Problem with prediction of non-linear SVM

Question

Problem with prediction of non-linear SVM

FelipeBerrios opened this issue 7 years ago · 3 comments

When I try to predict for new entries using the test set, it seems to depend on how much data is passed to the prediction operation. For example, if you only pass one entry data, it always predicts the same class, even though it is erroneous. As you pass more test data, you begin to predict different values.
My question is whether this behavior is normal ?. In addition the results seem to depend on the random values rand_x and rand_y. Thanks for the help.

Answer 1 · 2017-08-25T01:01:34.000Z

I realized that if only one test sample is passed to it, the prediction always returns a vector with zero values since it subtracts prediction_output with itself, so tf.argmax always returns the index zero.

prediction_output = tf.matmul(tf.multiply(y_target,b), pred_kernel)
prediction = tf.arg_max(prediction_output-tf.expand_dims(tf.reduce_mean(prediction_output,1), 1), 0)
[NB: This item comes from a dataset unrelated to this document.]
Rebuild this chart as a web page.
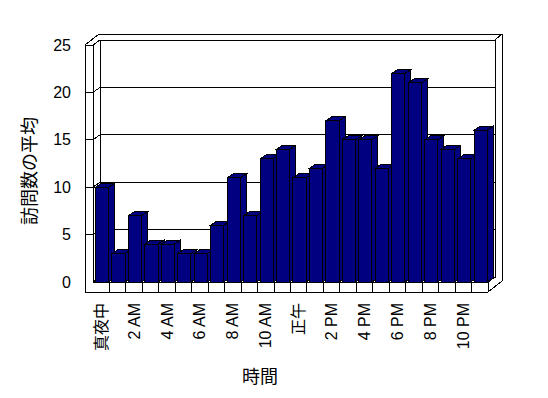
<!DOCTYPE html>
<html>
<head>
<meta charset="utf-8">
<script src="https://cdn.jsdelivr.net/npm/d3@7"></script>
<style>
  body { margin: 0; background: #fff; }
  text { font-family: 'Liberation Sans', 'Noto Sans CJK JP', sans-serif; fill: #000; }
</style>
</head>
<body>
<div id="chart"></div>
<script>
'use strict'

// one bar per hour, ticks shown every other hour
var hours = [
  '真夜中', '1 AM', '2 AM', '3 AM', '4 AM', '5 AM', '6 AM', '7 AM',
  '8 AM', '9 AM', '10 AM', '11 AM', '正午', '1 PM', '2 PM', '3 PM',
  '4 PM', '5 PM', '6 PM', '7 PM', '8 PM', '9 PM', '10 PM', '11 PM'
]
var visits = [10, 3, 7, 4, 4, 3, 3, 6, 11, 7, 13, 14, 11, 12, 17, 15, 15, 12, 22, 21, 15, 14, 13, 16]
var hourTicks = ['真夜中', '2 AM', '4 AM', '6 AM', '8 AM', '10 AM', '正午', '2 PM', '4 PM', '6 PM', '8 PM', '10 PM']
var valueTicks = [0, 5, 10, 15, 20, 25]
var yTitle = '訪問数の平均'
var xTitle = '時間'

var W = 548
var H = 398
var barColor = '#000080'

var svg = d3
  .select('#chart')
  .append('svg')
  .attr('width', W)
  .attr('height', H)
  .attr('shape-rendering', 'crispEdges')

var x = d3
  .scaleBand()
  .domain(hours)
  .range([93, 488])

var y = d3
  .scaleLinear()
  .domain([0, 25])
  .range([282, 45])

var x0 = x.range()[0]
var x1 = x.range()[1]
var yTop = y(25)
var yBot = y(0)
var dx = 7, dy = -5 // floor / side wall depth
var ox = 14, oy = -11 // outer plate depth
var wallT = 8 // wall thickness seen from front
var floorT = 10

function line(pts) {
  return 'M' + pts.map(function(p) { return p[0] + ',' + p[1] }).join('L')
}

var frame = svg
  .append('g')
  .attr('fill', 'none')
  .attr('stroke', '#000')
  .attr('stroke-width', 1)

// outer silhouette
frame
  .append('path')
  .attr('fill', '#fff')
  .attr('d', line([
    [x0 - wallT, yTop],
    [x0 - wallT + ox, yTop + oy],
    [x1 + ox, yTop + oy],
    [x1 + ox, yBot + floorT + oy],
    [x1, yBot + floorT],
    [x0 - wallT, yBot + floorT]
  ]) + 'Z')

// back wall face
frame
  .append('rect')
  .attr('x', x0 + dx)
  .attr('y', yTop + dy)
  .attr('width', x1 - x0)
  .attr('height', yBot - yTop)

// gridlines: tick on wall front, across side wall, along back wall
valueTicks.slice(1, -1).forEach(function(v) {
  frame
    .append('path')
    .attr('d', line([
      [x0 - wallT, y(v)],
      [x0, y(v)],
      [x0 + dx, y(v) + dy],
      [x1 + dx, y(v) + dy]
    ]))
})

// wall and floor edges
frame.append('path').attr('d', line([[x0, yTop], [x0 + dx, yTop + dy]]))
frame.append('path').attr('d', line([[x0, yBot], [x0 + dx, yBot + dy]]))
frame.append('path').attr('d', line([[x1, yBot], [x1 + dx, yBot + dy]]))
frame.append('path').attr('d', line([[x1 + dx, yTop + dy], [x1 + ox, yTop + oy]]))
frame.append('path').attr('d', line([[x0 - wallT, yTop], [x0, yTop], [x0, yBot]]))
frame.append('path').attr('d', line([[x0, yBot], [x1, yBot], [x1, yBot + floorT]]))

// category dividers on the floor front
hours.slice(1).forEach(function(h) {
  frame
    .append('path')
    .attr('d', line([[x(h), yBot], [x(h), yBot + floorT]]))
})

// bars
var bw = x.bandwidth() * 0.8
var bOff = x.bandwidth() * 0.15
var bdx = 6, bdy = -4

var bar = svg
  .selectAll('g.bar')
  .data(visits)
  .enter()
  .append('g')
  .attr('class', 'bar')
  .attr('fill', barColor)
  .attr('stroke', '#000')

bar
  .append('path')
  .attr('d', function(d, i) {
    var l = x(hours[i]) + bOff, r = l + bw, t = y(d)
    return line([[r, t], [r + bdx, t + bdy], [r + bdx, yBot + bdy], [r, yBot]]) + 'Z'
  })

bar
  .append('path')
  .attr('d', function(d, i) {
    var l = x(hours[i]) + bOff, r = l + bw, t = y(d)
    return line([[l, t], [l + bdx, t + bdy], [r + bdx, t + bdy], [r, t]]) + 'Z'
  })

bar
  .append('rect')
  .attr('x', function(d, i) { return x(hours[i]) + bOff })
  .attr('y', function(d) { return y(d) })
  .attr('width', bw)
  .attr('height', function(d) { return yBot - y(d) })

// value labels
svg
  .selectAll('text.ytick')
  .data(valueTicks)
  .enter()
  .append('text')
  .attr('class', 'ytick')
  .attr('x', 71)
  .attr('y', function(d) { return y(d) })
  .attr('text-anchor', 'end')
  .attr('dominant-baseline', 'central')
  .attr('font-size', '16px')
  .text(function(d) { return d })

// hour labels, rotated
svg
  .selectAll('text.xtick')
  .data(hourTicks)
  .enter()
  .append('text')
  .attr('class', 'xtick')
  .attr('transform', function(d) {
    return 'translate(' + (x(d) + x.bandwidth() / 2) + ',303) rotate(-90)'
  })
  .attr('text-anchor', 'end')
  .attr('dominant-baseline', 'central')
  .attr('font-size', '16px')
  .text(function(d) { return d })

svg
  .append('text')
  .attr('transform', 'translate(30,171) rotate(-90)')
  .attr('text-anchor', 'middle')
  .attr('dominant-baseline', 'central')
  .attr('font-size', '18px')
  .text(yTitle)

svg
  .append('text')
  .attr('x', 260)
  .attr('y', 377)
  .attr('text-anchor', 'middle')
  .attr('dominant-baseline', 'central')
  .attr('font-size', '18px')
  .text(xTitle)
</script>
</body>
</html>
Then by passing only one element to prediction_grid, the subtraction returns:

[[ 0.]
[ 0.]
[ 0.]]

And prediction takes the value [0]

Answer 2 · 2018-03-21T20:36:13.000Z

Hi @FelipeBerrios , This is interesting, thanks for finding this- and sorry for the late reply. I'm just getting around to triaging all the issues in preparation for a v2 of the code.

I'll probably get around to chapter 4 in the next month, so I'll look into this then. Thanks again.

Answer 3 · 2018-04-09T01:17:11.000Z

Hi @FelipeBerrios , I can reproduce this error. I'm not sure on the best way to fix it. It does seem that when a vector of size [1] is passed, it does predict 0 always. But for multiple examples it works.

I got around this by repeating the input example more than once (batch_size) times.

I suspect this is because of how TensorFlow handles broadcasting. I'm not sure of the best way to handle this, but making a separate prediction graph only if the sample size is [1] seems overkill. I suggest that anyone running into this issue just replicate the prediction point and get the predictions that way. I'll make a note of it in the code.

I'll close this for now, but if you find a better solution please reopen.